Hoy, con la celebración de lo que llaman «semana santa», oiremos por todos lados que hoy recuerdan a quien, al menos eso dicen, murió en una cruz.
Yo quiero recordar a Miguel Hernández. Al poeta del pueblo.
Lo hago porque tal día como hoy, hace 71 años, murió Miguel Hernández en la enfermería de una cárcel de Alicante. Murió abandonado, murió con los ojos abiertos porque nadie había con él para cerrárselos. Miguel estuvo preso y fue condenado por el franquismo por su declarada simpatía hacia la República.
Un día como hoy, de madrugada, el poeta del pueblo, nuestro poeta, murió. Una bronquitis mezclada con tifus y tuberculosis acabó con su vida. Quedaron sus versos, su obras, su compromiso, su lucha y su vida.

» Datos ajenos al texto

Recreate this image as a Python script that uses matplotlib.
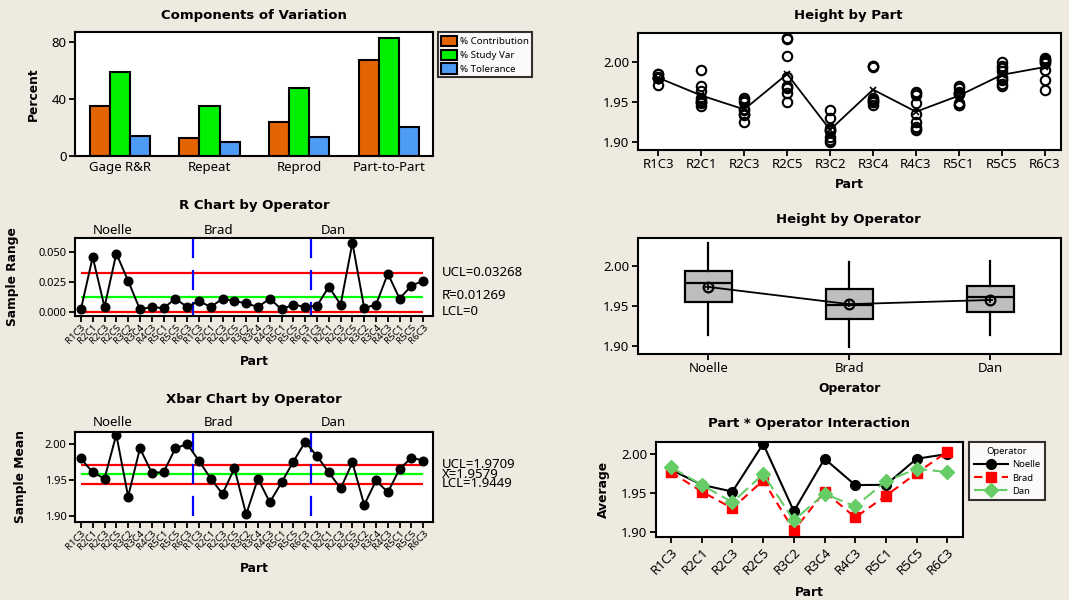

La dura, pero intensa, vida que vivió en sus 31 años le dió tiempo suficiente para convertirse en uno de los poetas más grandes de del siglo XX y para dejarnos poemas que se clavan dentro.
Me gustan sus Nanas de la cebolla. Cómo nos dejan ver el sufrimiento de un padre encarcelado que sabe que su mujer tan sólo tiene pan y cebolla para ella y para su hijo.
Siento ganas de llorar cada vez que leo esas Abarcas Desiertas que nos dicen como se ensaña el mundo con un niño cabrero.
Vivo la solidaridad con el Rayo que no cesa. Me siento orgulloso de ser como quienes aparecen en los Vientos del Pueblo.
Me reconcilian conmigo mismo todos esos otros poemas suyos que recorren todas sus experiencias vitales. Leyendo sus obras se siente uno niño cabrero, pastor adolescente y soñador, trabajador perteneciente a su clase y, también, preso condenado a muerte.